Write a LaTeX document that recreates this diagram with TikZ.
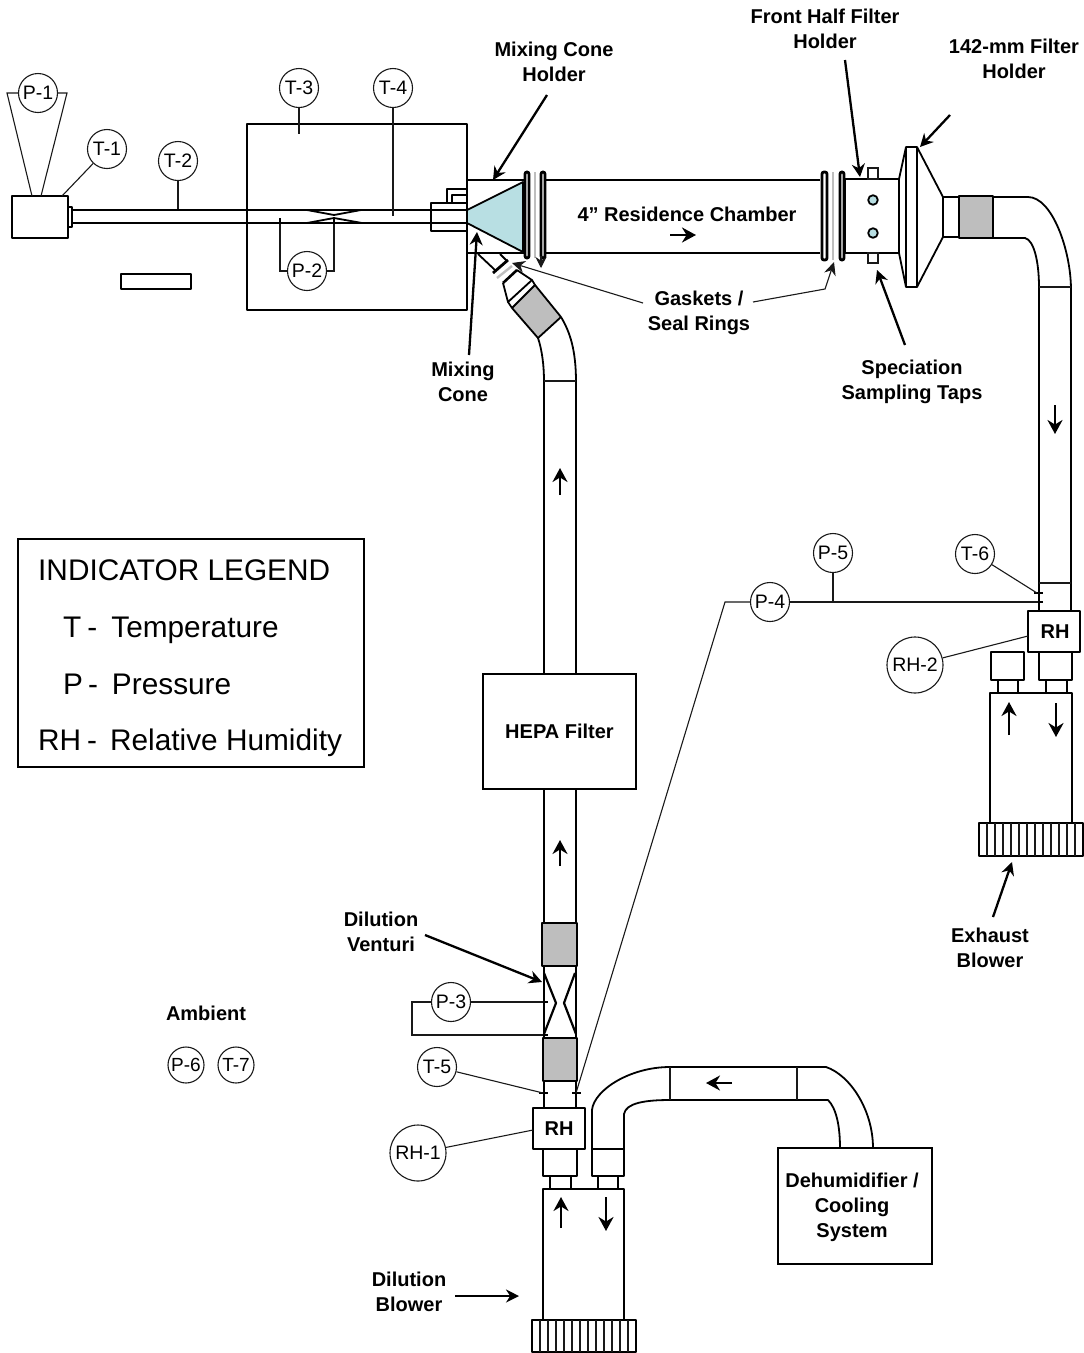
\documentclass[tikz,border=0pt]{standalone}
\usepackage{fontspec}
\setmainfont{Liberation Sans}
\usetikzlibrary{arrows.meta}
\definecolor{teal1}{HTML}{B8DFE3}
\definecolor{gray1}{HTML}{BEBEBE}
\tikzset{
  pipe/.style={line width=1.8pt,draw=black,line join=round},
  thin1/.style={line width=1.1pt,draw=black!90},
  lead/.style={line width=1.1pt,draw=black!90},
  gblock/.style={pipe,fill=gray1},
  flange/.style={line width=2.8pt,draw=black,fill=white,rounded corners=2pt},
  arr/.style={line width=2.3pt,draw=black,-{Stealth[length=13pt,width=13pt]}},
  flow/.style={line width=2.4pt,draw=black,-{Stealth[length=14pt,width=15pt]}},
  ind/.style={circle,draw=black!90,line width=1.1pt,minimum size=39pt,inner sep=0pt,font=\fontsize{19.5}{22}\selectfont,fill=white},
  indb/.style={ind,minimum size=56pt},
  lbl/.style={align=center,font=\fontsize{20}{25}\selectfont\bfseries,inner sep=0pt},
  leg/.style={anchor=base west,font=\fontsize{29.8}{32}\selectfont,inner sep=0pt},
  tick/.style={line width=2.4pt,draw=black},
}
\begin{document}
\begin{tikzpicture}[x=1pt,y=-1pt]
\useasboundingbox (0,0) rectangle (1084,1353);
% ---- named anchor coordinates
\coordinate (p1a) at (7,93);   \coordinate (p1b) at (67,93);
\coordinate (p1c) at (32,196); \coordinate (p1d) at (41,196);
\coordinate (t1e) at (62,196); \coordinate (t2e) at (178,209);
\coordinate (t3e) at (299,134);\coordinate (t4e) at (393,216);
\coordinate (p2l) at (280,221);\coordinate (p2r) at (334,221);
\coordinate (p3a) at (543,1002);\coordinate (p3b) at (543,1035);
\coordinate (t5e) at (543,1093);\coordinate (p4e) at (576,1093);
\coordinate (t6e) at (1037,593);\coordinate (p5e) at (1038,602);
\coordinate (rh1e) at (533,1130);\coordinate (rh2e) at (1028,636);

% ---- small source box and line
\draw[pipe] (12,196) rectangle (68,238);
\draw[pipe] (68,207) rectangle (72,227);
\draw[pipe,line width=1.4pt] (121,274) rectangle (191,289);
\draw[pipe] (72,210) -- (431,210) (72,223) -- (431,223);
\draw[pipe] (247,124) rectangle (467,310);
% inner venturi
\draw[pipe] (307,210) -- (334,215) -- (361,210);
\draw[pipe] (307,223) -- (334,218) -- (362,223);
% fitting
\draw[pipe] (431,203) rectangle (467,231);
\draw[pipe] (431,210) -- (467,210) (431,223) -- (467,223);
\draw[pipe] (447,203) -- (447,189) -- (467,189);
\draw[pipe] (452,203) -- (452,195) -- (467,195);
% mixing cone holder
\draw[pipe] (467,180) -- (524,180) (467,253) -- (524,253);
\draw[pipe,fill=teal1] (467,210) -- (523,182) -- (523,252) -- (467,223) -- cycle;
% gaskets left
\draw[flange] (525,172) rectangle (529,258);
\draw[line width=2.4pt,gray1] (535,172) -- (535,258);
\draw[flange] (541,172) rectangle (545,258);
% residence chamber
\draw[pipe] (546,180) -- (820,180) (546,253) -- (820,253);
% gaskets right
\draw[flange] (822,172) rectangle (827,260);
\draw[line width=2.4pt,gray1] (833,172) -- (833,260);
\draw[flange] (840,172) rectangle (844,260);
% front half holder
\draw[pipe] (845,179) rectangle (899,253);
\draw[thin1,fill=white] (868,168) rectangle (878,179);
\draw[thin1,fill=white] (868,253) rectangle (878,263);
\draw[pipe,fill=teal1] (873,200) circle (4.8pt);
\draw[pipe,fill=teal1] (873,233) circle (4.8pt);
% 142 mm holder
\draw[pipe] (899,179) -- (906,147) -- (917,147) -- (943,197) -- (943,237) -- (917,287) -- (906,287) -- (899,253) -- cycle;
\draw[line width=2.4pt] (906,147) -- (906,287) (917,147) -- (917,287);
\draw[pipe] (943,197) -- (959,197) (943,237) -- (959,237);
\draw[gblock] (959,196) rectangle (993,238);
% exit bend and vertical pipe
\draw[pipe] (993,197) -- (1028,197) .. controls (1052,197) and (1071,250) .. (1071,290) -- (1071,611);
\draw[pipe] (993,238) -- (1025,238) .. controls (1034,240) and (1039,262) .. (1039,287) -- (1039,611);
\draw[thin1] (1039,287) -- (1071,287) (1039,583) -- (1071,583);
% RH-2 and exhaust blower
\draw[pipe] (1028,611) rectangle (1080,652);
\node[lbl] (rh2box) at (1055,632) {RH};
\draw[pipe] (1039,652) rectangle (1072,680);
\draw[pipe] (991,652) rectangle (1024,680);
\draw[pipe] (998,680) rectangle (1018,693);
\draw[pipe] (1046,680) rectangle (1067,693);
\draw[pipe] (990,693) rectangle (1072,823);
\draw[pipe] (979,823) rectangle (1083,856);
\foreach \x in {987,995,...,1079}{\draw[thin1] (\x,823) -- (\x,856);}
\draw[flow] (1009,735) -- (1009,702);
\draw[flow] (1056,703) -- (1056,737);
\draw[tick] (1034,593) -- (1043,593) (1034,602) -- (1043,602);
% return pipe to mixing cone
\draw[pipe] (478,254) -- (495,270) (500,254) -- (507,261);
\draw[line width=2.8pt] (493,273) -- (508,260);
\draw[line width=2.4pt,gray1] (497,278) -- (512,266);
\draw[line width=2.6pt] (503,283) -- (517,270);
\draw[pipe] (503,283) -- (508,302) -- (532,280) -- (517,270);
\draw[pipe] (508,302) -- (512,308) (532,280) -- (535,285);
\draw[gblock] (512,308) -- (535,285) -- (561,317) -- (538,338) -- cycle;
\draw[pipe] (538,338) .. controls (542,350) and (544,365) .. (544,382) -- (544,674);
\draw[pipe] (561,317) .. controls (570,332) and (576,350) .. (576,382) -- (576,674);
\draw[thin1] (544,381) -- (576,381);
% HEPA
\node[draw=black,line width=1.6pt,lbl,minimum width=153pt,minimum height=115pt] (hepa) at (559.5,731.5) {HEPA Filter};
\draw[pipe] (544,789) -- (544,923) (576,789) -- (576,923);
\draw[gblock] (542,923) rectangle (577,966);
\draw[pipe] (544,966) -- (544,1038) (576,966) -- (576,1038);
\draw[pipe,line width=2.2pt] (544,973) -- (556,1003) -- (544,1034);
\draw[pipe,line width=2.2pt] (575,973) -- (564,1003) -- (576,1034);
\draw[gblock] (543,1038) rectangle (577,1081);
\draw[pipe] (544,1081) -- (544,1108) (576,1081) -- (576,1108);
\draw[tick] (539,1002) -- (548,1002) (539,1035) -- (548,1035);
\draw[tick] (539,1093) -- (548,1093) (572,1093) -- (581,1093);
% RH-1 and dilution blower
\draw[pipe] (533,1108) rectangle (585,1149);
\node[lbl] (rh1box) at (559,1129) {RH};
\draw[pipe] (543,1149) rectangle (577,1176);
\draw[pipe] (550,1176) rectangle (571,1189);
\draw[pipe] (592,1149) rectangle (624,1176);
\draw[pipe] (598,1176) rectangle (618,1189);
\draw[pipe] (543,1189) rectangle (624,1320);
\draw[pipe] (532,1320) rectangle (636,1352);
\foreach \x in {540,548,...,632}{\draw[thin1] (\x,1320) -- (\x,1352);}
\draw[flow] (561,1228) -- (561,1197);
\draw[flow] (606,1197) -- (606,1231);
% return duct to dehumidifier
\draw[pipe] (592,1149) -- (592,1110) .. controls (594,1090) and (630,1067) .. (670,1067) -- (797,1067)
   -- (826,1067) .. controls (850,1075) and (873,1110) .. (873,1148);
\draw[pipe] (624,1149) -- (624,1114) .. controls (626,1103) and (645,1100) .. (670,1100) -- (828,1100)
   .. controls (836,1108) and (840,1125) .. (840,1148);
\draw[thin1] (670,1067) -- (670,1100) (797,1067) -- (797,1100);
\draw[flow] (732,1083) -- (706,1083);
\node[draw=black,line width=1.6pt,lbl,minimum width=154pt,minimum height=116pt] (dehum) at (855,1206) {};
\node[lbl] (dehumt) at (852,1207) {Dehumidifier /\\Cooling\\System};
% ---- indicators
\node[ind] (P1) at (38,93) {P-1};
\node[ind] (T1) at (107,149) {T-1};
\node[ind] (T2) at (178,161) {T-2};
\node[ind] (T3) at (299,88) {T-3};
\node[ind] (T4) at (393,88) {T-4};
\node[ind] (P2) at (307,271) {P-2};
\node[ind] (P3) at (451,1002) {P-3};
\node[ind] (P4) at (770,602) {P-4};
\node[ind] (P5) at (833,553) {P-5};
\node[ind] (T5) at (437,1067) {T-5};
\node[ind] (T6) at (975,554) {T-6};
\node[ind,minimum size=36pt,font=\fontsize{19}{22}\selectfont] (P6) at (186,1065) {P-6};
\node[ind,minimum size=36pt,font=\fontsize{19}{22}\selectfont] (T7) at (236,1065) {T-7};
\node[indb] (RH1) at (418,1153) {RH-1};
\node[indb] (RH2) at (915,665) {RH-2};
% ---- leads
\draw[lead] (P1) -- (p1a) -- (p1c);
\draw[lead] (P1) -- (p1b) -- (p1d);
\draw[lead] (T1) -- (t1e);
\draw[lead] (T2) -- (t2e);
\draw[lead] (T3) -- (t3e);
\draw[lead] (T4) -- (t4e);
\draw[lead] (P2) -| (p2l);
\draw[lead] (P2) -| (p2r);
\draw[tick] (280,218) -- (280,224) (334,218) -- (334,224);
\draw[lead] (P3) -- (p3a);
\coordinate (p3c) at (412,1002); \coordinate (p3d) at (412,1035);
\draw[lead] (P3) -- (p3c) -- (p3d) -- (p3b);
\draw[lead] (T5) -- (t5e);
\coordinate (p4c) at (725,602);
\draw[lead] (P4) -- (p4c) -- (p4e);
\draw[lead] (P4) -- (p5e);
\coordinate (p5d) at (833,602);
\draw[lead] (P5) -- (p5d);
\draw[lead] (T6) -- (t6e);
\draw[lead] (RH1) -- (rh1e);
\draw[lead] (RH2) -- (rh2e);
% ---- labels
\node[lbl] (lMCH) at (554,62) {Mixing Cone\\Holder};
\node[lbl] (lFH) at (825,29) {Front Half Filter\\Holder};
\node[lbl] (l142) at (1014,59) {142-mm Filter\\Holder};
\node[lbl] (lRC) at (687,214) {4” Residence Chamber};
\node[lbl] (lGS) at (699,313) {Gaskets /\\Seal Rings};
\node[lbl] (lMC) at (463,382) {Mixing\\Cone};
\node[lbl] (lSS) at (912,382) {Speciation\\Sampling Taps};
\node[lbl] (lDV) at (381,932) {Dilution\\Venturi};
\node[lbl] (lAm) at (206,1013) {Ambient};
\node[lbl] (lEB) at (990,948) {Exhaust\\Blower};
\node[lbl] (lDB) at (409,1292) {Dilution\\Blower};
% ---- callout arrows
\coordinate (aMCH) at (493,180); \coordinate (aFH) at (860,177);
\coordinate (a142) at (920,147); \coordinate (aMC) at (477,232);
\coordinate (aG1) at (512,263); \coordinate (aG2) at (541,268);
\coordinate (aG2s) at (541,256); \coordinate (aG3b) at (825,289); \coordinate (aG3) at (834,262);
\coordinate (aSS) at (877,270); \coordinate (aEB) at (1012,862);
\coordinate (aDV) at (542,982); \coordinate (aDB) at (519,1296);
\draw[arr] (lMCH) ++(-7,33) -- (aMCH);
\draw[arr] (lFH) ++(20,31) -- (aFH);
\draw[arr] (l142) ++(-64,56) -- (a142);
\draw[arr] (lMC) ++(6,-27) -- (aMC);
\draw[lead,-{Stealth[length=13pt,width=12pt]}] (lGS) ++(-56,-10) -- (aG1);
\draw[lead,-{Stealth[length=11pt,width=11pt]}] (aG2s) -- (aG2);
\draw[lead,-{Stealth[length=13pt,width=12pt]}] (lGS) ++(54,-11) -- (aG3b) -- (aG3);
\draw[arr] (lSS) ++(-7,-37) -- (aSS);
\draw[arr] (lEB) ++(3,-31) -- (aEB);
\draw[arr] (lDV) ++(44,3) -- (aDV);
\draw[arr] (lDB) ++(46,4) -- (aDB);
% flow arrows
\draw[flow] (670,235) -- (696,235);
\draw[flow] (1055,405) -- (1055,434);
\draw[flow] (560,495) -- (560,468);
\draw[flow] (560,866) -- (560,840);
% ---- legend
\node[draw=black,line width=1.2pt,minimum width=346pt,minimum height=228pt,inner sep=0pt] (legend) at (191,653) {};
\node[leg] (L1) at (38,580) {INDICATOR LEGEND};
\node[leg] (L2) at (63,637) {T\hspace{6pt}-\hspace{14pt}Temperature};
\node[leg] (L3) at (63,694) {P\hspace{5pt}-\hspace{14pt}Pressure};
\node[leg] (L4) at (38,750) {RH\hspace{6pt}-\hspace{13pt}Relative Humidity};
\end{tikzpicture}
\end{document}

###

**Set exercise**
Restate exactly, please, only the lines between the start of the data and the line containing "(rh2e) at (1028,636);", both ends included, skipping the pictures.

**Full solution**
Write a LaTeX document that recreates this diagram with TikZ.
\documentclass[tikz,border=0pt]{standalone}
\usepackage{fontspec}
\setmainfont{Liberation Sans}
\usetikzlibrary{arrows.meta}
\definecolor{teal1}{HTML}{B8DFE3}
\definecolor{gray1}{HTML}{BEBEBE}
\tikzset{
  pipe/.style={line width=1.8pt,draw=black,line join=round},
  thin1/.style={line width=1.1pt,draw=black!90},
  lead/.style={line width=1.1pt,draw=black!90},
  gblock/.style={pipe,fill=gray1},
  flange/.style={line width=2.8pt,draw=black,fill=white,rounded corners=2pt},
  arr/.style={line width=2.3pt,draw=black,-{Stealth[length=13pt,width=13pt]}},
  flow/.style={line width=2.4pt,draw=black,-{Stealth[length=14pt,width=15pt]}},
  ind/.style={circle,draw=black!90,line width=1.1pt,minimum size=39pt,inner sep=0pt,font=\fontsize{19.5}{22}\selectfont,fill=white},
  indb/.style={ind,minimum size=56pt},
  lbl/.style={align=center,font=\fontsize{20}{25}\selectfont\bfseries,inner sep=0pt},
  leg/.style={anchor=base west,font=\fontsize{29.8}{32}\selectfont,inner sep=0pt},
  tick/.style={line width=2.4pt,draw=black},
}
\begin{document}
\begin{tikzpicture}[x=1pt,y=-1pt]
\useasboundingbox (0,0) rectangle (1084,1353);
% ---- named anchor coordinates
\coordinate (p1a) at (7,93);   \coordinate (p1b) at (67,93);
\coordinate (p1c) at (32,196); \coordinate (p1d) at (41,196);
\coordinate (t1e) at (62,196); \coordinate (t2e) at (178,209);
\coordinate (t3e) at (299,134);\coordinate (t4e) at (393,216);
\coordinate (p2l) at (280,221);\coordinate (p2r) at (334,221);
\coordinate (p3a) at (543,1002);\coordinate (p3b) at (543,1035);
\coordinate (t5e) at (543,1093);\coordinate (p4e) at (576,1093);
\coordinate (t6e) at (1037,593);\coordinate (p5e) at (1038,602);
\coordinate (rh1e) at (533,1130);\coordinate (rh2e) at (1028,636);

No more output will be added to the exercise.